### Goal of the exercise
Go through the data below and gather each line containing "with".

Charts and diagrams as code
----------------
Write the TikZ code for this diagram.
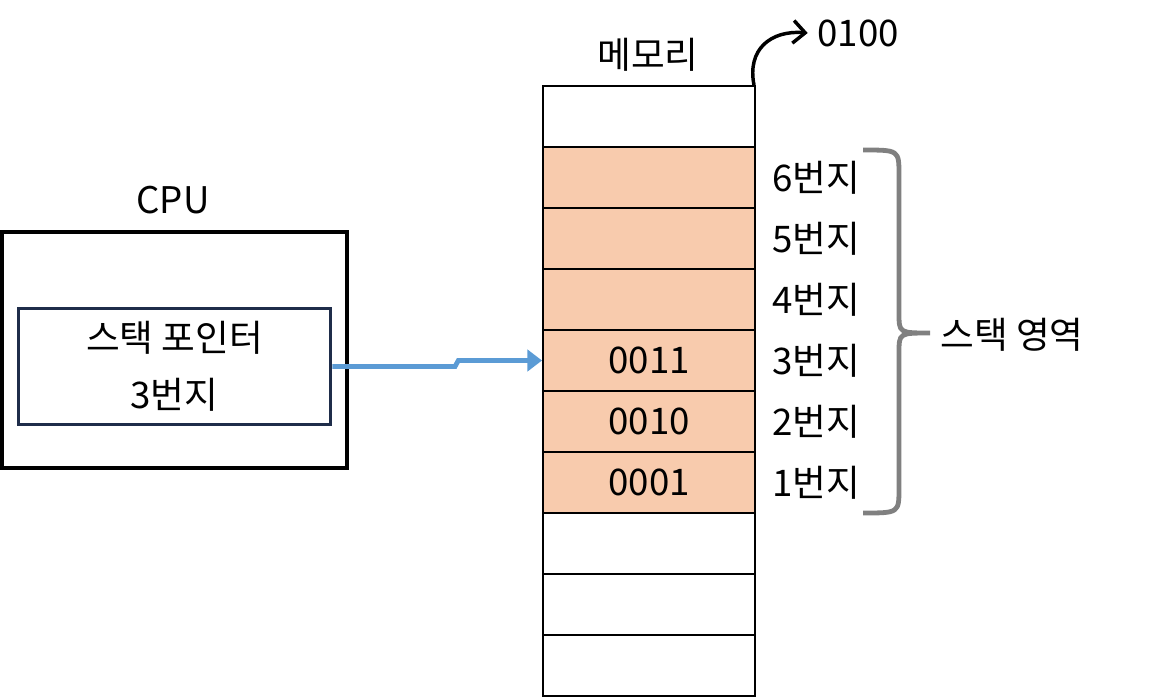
\documentclass[tikz,border=0pt]{standalone}
\usepackage{fontspec}
\setmainfont{Noto Sans CJK KR}
\usetikzlibrary{arrows.meta,positioning}
\definecolor{peach}{HTML}{F8CBAD}
\definecolor{navy}{HTML}{1F2D4A}
\definecolor{sblue}{HTML}{5B9BD5}
\definecolor{bgray}{HTML}{808080}
\begin{document}
\begin{tikzpicture}[x=0.75pt,y=-0.75pt,
  txt/.style={font=\fontsize{27.5}{43}\selectfont, inner sep=0pt},
  cell/.style={draw=black, line width=1.5pt, minimum width=159pt, minimum height=45.75pt, inner sep=0pt, font=\fontsize{27.5}{30}\selectfont, anchor=center},
  stackcell/.style={cell, fill=peach}]
\useasboundingbox (0,0) rectangle (1161,697);
% CPU
\node[draw=black, line width=2.8pt, minimum width=258.5pt, minimum height=177.5pt, inner sep=0pt] (cpu) at (174.5,350) {};
\node[txt] (cpulbl) at (173,200) {CPU};
\node[draw=navy, line width=2.2pt, minimum width=234.5pt, minimum height=87.5pt, inner sep=0pt, txt, align=center] (sp) at (174.5,366.5) {스택 포인터\\3번지};
% memory
\foreach \k/\t/\s in {0//cell,1//stackcell,2//stackcell,3//stackcell,4/0011/stackcell,5/0010/stackcell,6/0001/stackcell,7//cell,8//cell,9//cell}{
  \node[\s] (r\k) at (649,{116.5+61*\k}) {\t};
}
\node[txt] (memlbl) at (648,55) {메모리};
\node[txt] (addr) at (858,33) {0100};
\draw[line width=2.6pt, -{Straight Barb[length=9pt,width=17pt,line width=2.6pt]}] ([xshift=-1.5pt]r0.north east) .. controls (747,50) and (770,30) .. ([xshift=-7pt]addr.west);
% address labels
\foreach \k/\t in {1/6,2/5,3/4,4/3,5/2,6/1}{
  \node[txt] (a\k) at (816,{116.5+61*\k}) {\t 번지};
}
% brace
\draw[bgray, line width=3.6pt, line join=round]
  (863,150) .. controls (899,150) .. (899,175) -- (899,313) .. controls (899,333) .. (930,333)
  (863,513) .. controls (899,513) .. (899,488) -- (899,353) .. controls (899,333) .. (930,333);
\node[txt] (stk) at (1012,335) {스택 영역};
% pointer arrow
\coordinate (bend) at (455,366.5);
\draw[sblue, line width=3.6pt, -{Triangle[length=11pt,width=16pt]}] (sp.east) -- (bend) -- ([xshift=2.5pt]bend |- r4.west) -- (r4.west);
\end{tikzpicture}
\end{document}
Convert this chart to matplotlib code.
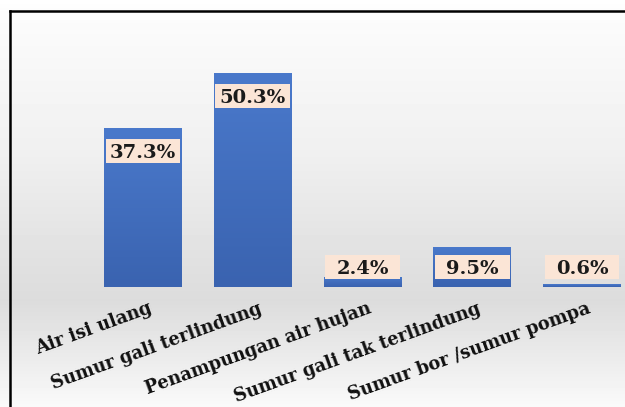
import numpy as np
import matplotlib
matplotlib.use("Agg")
import matplotlib.pyplot as plt
from matplotlib.patches import Rectangle
from matplotlib.lines import Line2D
from matplotlib.colors import LinearSegmentedColormap
import matplotlib.transforms as mtransforms

# data
categories = [
    "Air isi ulang",
    "Sumur gali terlindung",
    "Penampungan air hujan",
    "Sumur gali tak terlindung",
    "Sumur bor /sumur pompa",
]
values = [37.3, 50.3, 2.4, 9.5, 0.6]
labels = ["%.1f%%" % v for v in values]

W, H = 625, 407
fig = plt.figure(figsize=(W / 100, H / 100), dpi=100)

# background: soft vertical grey gradient
bg = fig.add_axes([0, 0, 1, 1], zorder=-10)
ys = np.array([0, 11, 150, 250, 300, 360, 407])
gs = np.array([255, 252, 240, 226, 220, 236, 250]) / 255.0
rows = np.interp(np.arange(H), ys, gs)
img = np.repeat(rows[:, None], 4, axis=1)
bg.imshow(img, cmap="gray", vmin=0, vmax=1, aspect="auto", extent=[0, 1, 0, 1])
bg.set_axis_off()

# plot axes in pixel terms: bar 0 centre at x=143, spacing ~109.75px,
# baseline at y=287 from top, 4.25 px per percent
px_unit = 109.75
x0, base = 143.0, 287.0
ppu = 4.25
left_px, right_px, top_px = 10, 625, 11
ax = fig.add_axes([left_px / W, (H - base) / H, (right_px - left_px) / W, (base - top_px) / H])
ax.patch.set_alpha(0)
for s in ax.spines.values():
    s.set_visible(False)
ax.set_yticks([])

xpos = np.arange(len(values))
bw = 0.71
bars = ax.bar(xpos, values, width=bw, color="#4170c1", zorder=2)

# subtle vertical gradient on every bar
grad = np.linspace(0, 1, 100)[:, None]
bcmap = LinearSegmentedColormap.from_list("b", ["#3a63b0", "#4a79cb"])
for b in bars:
    x, w, h = b.get_x(), b.get_width(), b.get_height()
    im = ax.imshow(grad, cmap=bcmap, aspect="auto", origin="lower",
                   extent=[x, x + w, 0, h], zorder=2.1)
    im.set_clip_path(b)
ax.set_xlim((left_px - x0) / px_unit, (right_px - x0) / px_unit)
ax.set_ylim(0, (base - top_px) / ppu)

# data labels in peach boxes
box_w = 0.68
box_h = 24 / ppu
for x, v, lab in zip(xpos, values, labels):
    yc = max(v - 5.4, 4.7)
    ax.add_patch(Rectangle((x - box_w / 2, yc - box_h / 2), box_w, box_h,
                           facecolor="#fbe5d6", edgecolor="none", zorder=3))
    ax.text(x, yc, lab, ha="center", va="center_baseline", fontsize=14,
            fontweight="bold", family="DejaVu Serif", color="#1a1a1a", zorder=4)

ax.set_xticks(xpos)
ax.set_xticklabels(categories, rotation=20, ha="right", rotation_mode="anchor",
                   fontsize=12.8, fontweight="bold", family="DejaVu Serif",
                   color="#111111")
ax.tick_params(axis="x", length=0, pad=9)
off = mtransforms.ScaledTranslation(5 / 100, 0, fig.dpi_scale_trans)
for t in ax.get_xticklabels():
    t.set_transform(t.get_transform() + off)

# black frame on the left and top
fig.add_artist(Line2D([10 / W, 10 / W], [0, 1 - 11 / H], color="black", lw=1.8,
                      transform=fig.transFigure))
fig.add_artist(Line2D([10 / W, 1], [1 - 11 / H, 1 - 11 / H], color="black", lw=1.8,
                      transform=fig.transFigure))

fig.savefig("out.png", dpi=100)
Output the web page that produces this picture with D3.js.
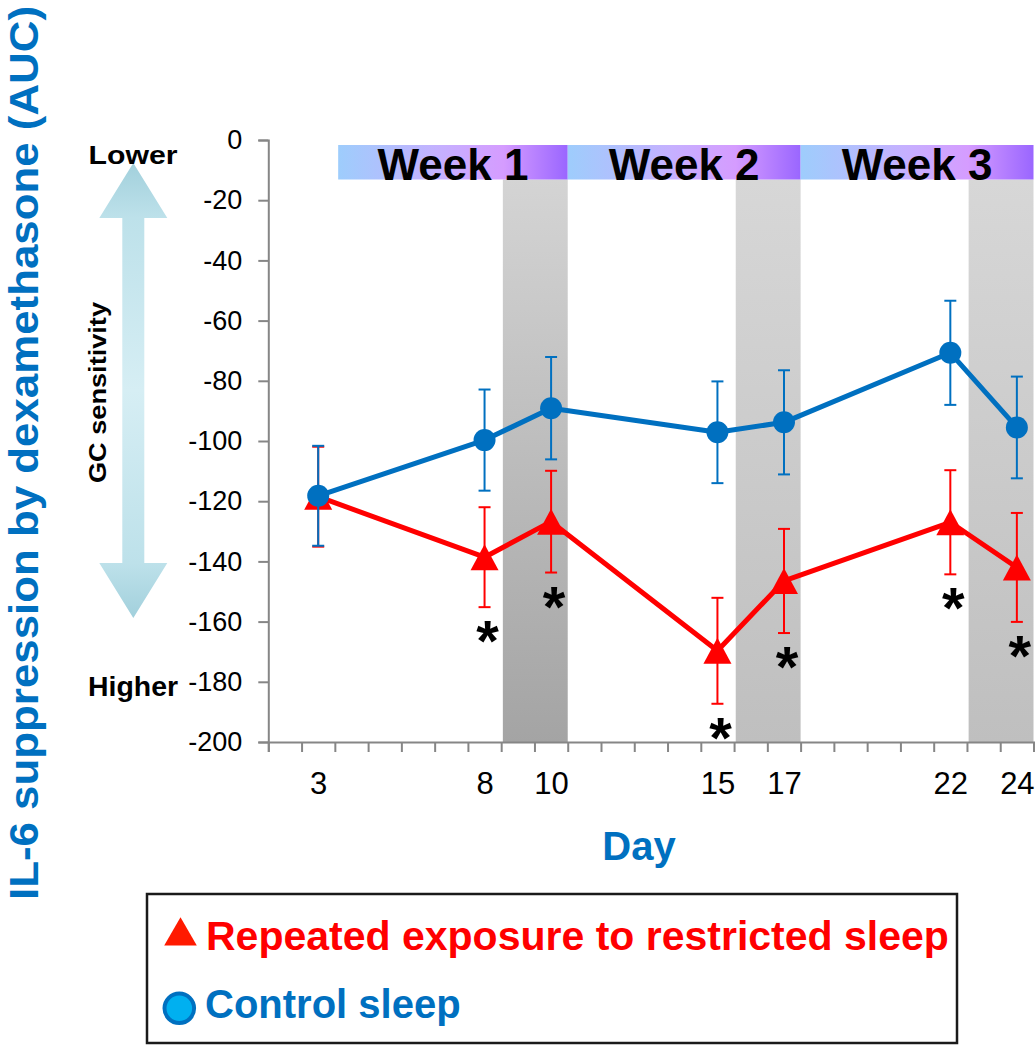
<!DOCTYPE html>
<html>
<head>
<meta charset="utf-8">
<script src="https://cdn.jsdelivr.net/npm/d3@7"></script>
<style>
  html, body { margin: 0; padding: 0; background: #fff; }
  svg { display: block; }
  text { font-family: "Liberation Sans", Arial, Helvetica, sans-serif; }
</style>
</head>
<body>
<div id="chart"></div>
<script>
// ---------- data ----------
const days = [3, 8, 10, 15, 17, 22, 24];
const control = [-118.2, -99.7, -89.1, -97.1, -93.8, -70.7, -95.5];
const controlErr = [16.6, 16.8, 17.0, 16.9, 17.3, 17.3, 16.9];
const restricted = [-118.5, -138.6, -126.8, -169.7, -146.5, -127.0, -142.0];
const restrictedErr = [16.6, 16.6, 16.9, 17.6, 17.3, 17.3, 18.1];
const sigDays = [8, 10, 15, 17, 22, 24];
const weekLabels = ["Week 1", "Week 2", "Week 3"];
const weekStarts = [3.6, 10.5, 17.5];
const weekEnds = [10.5, 17.5, 24.5];
const shadeStarts = [8.55, 15.55, 22.55];
const shadeEnds = [10.5, 17.5, 24.5];
const yTicks = [0, -20, -40, -60, -80, -100, -120, -140, -160, -180, -200];
const xTickDays = d3.range(1.5, 24.51, 1);

const W = 1035, H = 1050;
const BLUE = "#0070c0", RED = "#ff0000";
const FONT = "'Liberation Sans', Arial, Helvetica, sans-serif";

const svg = d3.select("#chart").append("svg")
  .attr("width", W).attr("height", H);

const defs = svg.append("defs");
const wg = defs.append("linearGradient").attr("id", "weekGrad").attr("x1", 0).attr("x2", 1).attr("y1", 0).attr("y2", 0);
[[0, "#9ecdfc"], [0.45, "#c6b0ff"], [0.72, "#d59cff"], [1, "#9a66ff"]].forEach(([o, c]) =>
  wg.append("stop").attr("offset", o).attr("stop-color", c));
const sg1 = defs.append("linearGradient").attr("id", "shade1").attr("x1", 0).attr("x2", 0).attr("y1", 0).attr("y2", 1);
sg1.append("stop").attr("offset", 0).attr("stop-color", "#d4d4d4");
sg1.append("stop").attr("offset", 1).attr("stop-color", "#a4a4a4");
const sg2 = defs.append("linearGradient").attr("id", "shade2").attr("x1", 0).attr("x2", 0).attr("y1", 0).attr("y2", 1);
sg2.append("stop").attr("offset", 0).attr("stop-color", "#d7d7d7");
sg2.append("stop").attr("offset", 1).attr("stop-color", "#bfbfbf");
const ag = defs.append("linearGradient").attr("id", "arrowGrad").attr("x1", 0).attr("x2", 0).attr("y1", 0).attr("y2", 1);
[[0, "#a2d0dc"], [0.12, "#bde1ea"], [0.5, "#d6eef4"], [0.88, "#bde1ea"], [1, "#a2d0dc"]].forEach(([o, c]) =>
  ag.append("stop").attr("offset", o).attr("stop-color", c));

// ---------- scales ----------
const x = d3.scaleLinear().domain([1.5, 24.5]).range([268.3, 1033.5]);
const y = d3.scaleLinear().domain([0, -200]).range([140, 742]);

const barTop = 145, barBottom = 179.5;

// shaded columns
svg.append("g").selectAll("rect").data(shadeStarts).join("rect")
  .attr("x", d => x(d))
  .attr("y", barBottom)
  .attr("width", (d, i) => x(shadeEnds[i]) - x(d))
  .attr("height", y(-200) - barBottom)
  .attr("fill", (d, i) => i === 0 ? "url(#shade1)" : "url(#shade2)");

// week bars
const wk = svg.append("g");
wk.selectAll("rect").data(weekStarts).join("rect")
  .attr("x", d => x(d))
  .attr("y", barTop)
  .attr("width", (d, i) => x(weekEnds[i]) - x(d))
  .attr("height", barBottom - barTop)
  .attr("fill", "url(#weekGrad)");
wk.selectAll("text").data(weekLabels).join("text")
  .attr("x", (d, i) => (x(weekStarts[i]) + x(weekEnds[i])) / 2)
  .attr("y", barBottom)
  .attr("text-anchor", "middle")
  .attr("font-size", 44).attr("font-weight", "bold").attr("fill", "#000")
  .text(d => d);

// ---------- axes ----------
const yAxis = svg.append("g").attr("transform", `translate(${x(1.5)},0)`)
  .call(d3.axisLeft(y).tickValues(yTicks).tickSize(10).tickPadding(16).tickFormat(d => String(d)));
yAxis.select(".domain").attr("stroke", "#868686").attr("stroke-width", 2);
yAxis.selectAll(".tick line").attr("stroke", "#868686").attr("stroke-width", 2);
yAxis.selectAll(".tick text").attr("font-size", 27).attr("fill", "#000").attr("font-family", FONT);

const xAxis = svg.append("g").attr("transform", `translate(0,${y(-200)})`)
  .call(d3.axisBottom(x).tickValues(xTickDays).tickSize(10).tickFormat(""));
xAxis.select(".domain").attr("stroke", "#868686").attr("stroke-width", 2);
xAxis.selectAll(".tick line").attr("stroke", "#868686").attr("stroke-width", 2);

const xLab = svg.append("g").attr("transform", `translate(0,${y(-200)})`)
  .call(d3.axisBottom(x).tickValues(days).tickSize(0).tickPadding(30).tickFormat(d => String(d)));
xLab.select(".domain").remove();
xLab.selectAll(".tick text").attr("font-size", 31).attr("fill", "#000").attr("font-family", FONT);

// ---------- series ----------
function drawSeries(vals, errs, color, marker) {
  const g = svg.append("g");
  const pts = days.map((d, i) => ({ d, v: vals[i], e: errs[i] }));
  const eb = g.append("g").attr("stroke", color).attr("stroke-width", 2).attr("fill", "none");
  pts.forEach(p => {
    eb.append("line").attr("x1", x(p.d)).attr("x2", x(p.d)).attr("y1", y(p.v + p.e)).attr("y2", y(p.v - p.e));
    eb.append("line").attr("x1", x(p.d) - 6).attr("x2", x(p.d) + 6).attr("y1", y(p.v + p.e)).attr("y2", y(p.v + p.e));
    eb.append("line").attr("x1", x(p.d) - 6).attr("x2", x(p.d) + 6).attr("y1", y(p.v - p.e)).attr("y2", y(p.v - p.e));
  });
  g.append("path").datum(pts)
    .attr("fill", "none").attr("stroke", color).attr("stroke-width", 5).attr("stroke-linejoin", "round")
    .attr("d", d3.line().x(p => x(p.d)).y(p => y(p.v)));
  if (marker === "circle") {
    g.selectAll("circle").data(pts).join("circle")
      .attr("cx", p => x(p.d)).attr("cy", p => y(p.v)).attr("r", 11).attr("fill", color);
  } else {
    g.selectAll("path.m").data(pts).join("path").attr("class", "m")
      .attr("d", p => {
        const cx = x(p.d), cy = y(p.v), hw = 14, hh = 13;
        return `M${cx},${cy - hh}L${cx + hw},${cy + hh}L${cx - hw},${cy + hh}Z`;
      })
      .attr("fill", color);
  }
}
drawSeries(restricted, restrictedErr, RED, "triangle");
drawSeries(control, controlErr, BLUE, "circle");

// significance asterisks
svg.append("g").selectAll("text").data(sigDays).join("text")
  .attr("x", d => x(d) + 3)
  .attr("y", d => {
    const i = days.indexOf(d);
    return y(restricted[i] - restrictedErr[i]) + 54;
  })
  .attr("text-anchor", "middle")
  .attr("font-size", 58).attr("font-weight", "bold").attr("fill", "#000")
  .text("*");

// ---------- GC sensitivity arrow ----------
const ax = 133.3;
const p = d3.path();
p.moveTo(ax, 163); p.lineTo(ax + 34, 218); p.lineTo(ax + 11, 218); p.lineTo(ax + 11, 563);
p.lineTo(ax + 34, 563); p.lineTo(ax, 618); p.lineTo(ax - 34, 563); p.lineTo(ax - 11, 563);
p.lineTo(ax - 11, 218); p.lineTo(ax - 34, 218); p.closePath();
svg.append("path").attr("d", p.toString()).attr("fill", "url(#arrowGrad)");

svg.append("text").attr("x", 133).attr("y", 164).attr("text-anchor", "middle")
  .attr("font-size", 26).attr("font-weight", "bold").attr("textLength", 89).attr("lengthAdjust", "spacingAndGlyphs")
  .text("Lower");
svg.append("text").attr("x", 133).attr("y", 696).attr("text-anchor", "middle")
  .attr("font-size", 27).attr("font-weight", "bold").attr("textLength", 90).attr("lengthAdjust", "spacingAndGlyphs")
  .text("Higher");
svg.append("text").attr("transform", "translate(106,392.5) rotate(-90)").attr("text-anchor", "middle")
  .attr("font-size", 24).attr("font-weight", "bold").attr("textLength", 181).attr("lengthAdjust", "spacingAndGlyphs")
  .text("GC sensitivity");

// ---------- titles ----------
svg.append("text").attr("transform", "translate(38,453) rotate(-90)").attr("text-anchor", "middle")
  .attr("font-size", 40).attr("font-weight", "bold").attr("fill", BLUE)
  .attr("textLength", 894).attr("lengthAdjust", "spacingAndGlyphs")
  .text("IL-6 suppression by dexamethasone (AUC)");
svg.append("text").attr("x", 639).attr("y", 860).attr("text-anchor", "middle")
  .attr("font-size", 40).attr("font-weight", "bold").attr("fill", BLUE)
  .text("Day");

// ---------- legend ----------
const lg = svg.append("g");
lg.append("rect").attr("x", 147).attr("y", 894).attr("width", 810).attr("height", 149)
  .attr("fill", "#fff").attr("stroke", "#1a1a1a").attr("stroke-width", 2.5);
lg.append("path").attr("d", d3.symbol(d3.symbolTriangle, 460)())
  .attr("transform", "translate(180.5,936)").attr("fill", "#ff1a00");
lg.append("text").attr("x", 206).attr("y", 950).attr("font-size", 41).attr("font-weight", "bold").attr("fill", RED)
  .text("Repeated exposure to restricted sleep");
lg.append("circle").attr("cx", 179.3).attr("cy", 1008.3).attr("r", 14.8)
  .attr("fill", "#00b0f0").attr("stroke", BLUE).attr("stroke-width", 4);
lg.append("text").attr("x", 205).attr("y", 1018).attr("font-size", 40).attr("font-weight", "bold").attr("fill", BLUE)
  .text("Control sleep");
</script>
</body>
</html>
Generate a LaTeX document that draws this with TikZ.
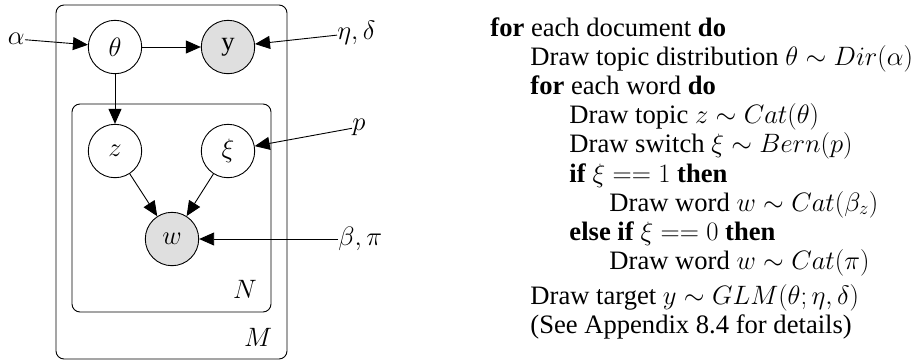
----------------
### Answer to this exercise
Output the web page that produces this picture with D3.js.
Generate a LaTeX document that draws this with TikZ.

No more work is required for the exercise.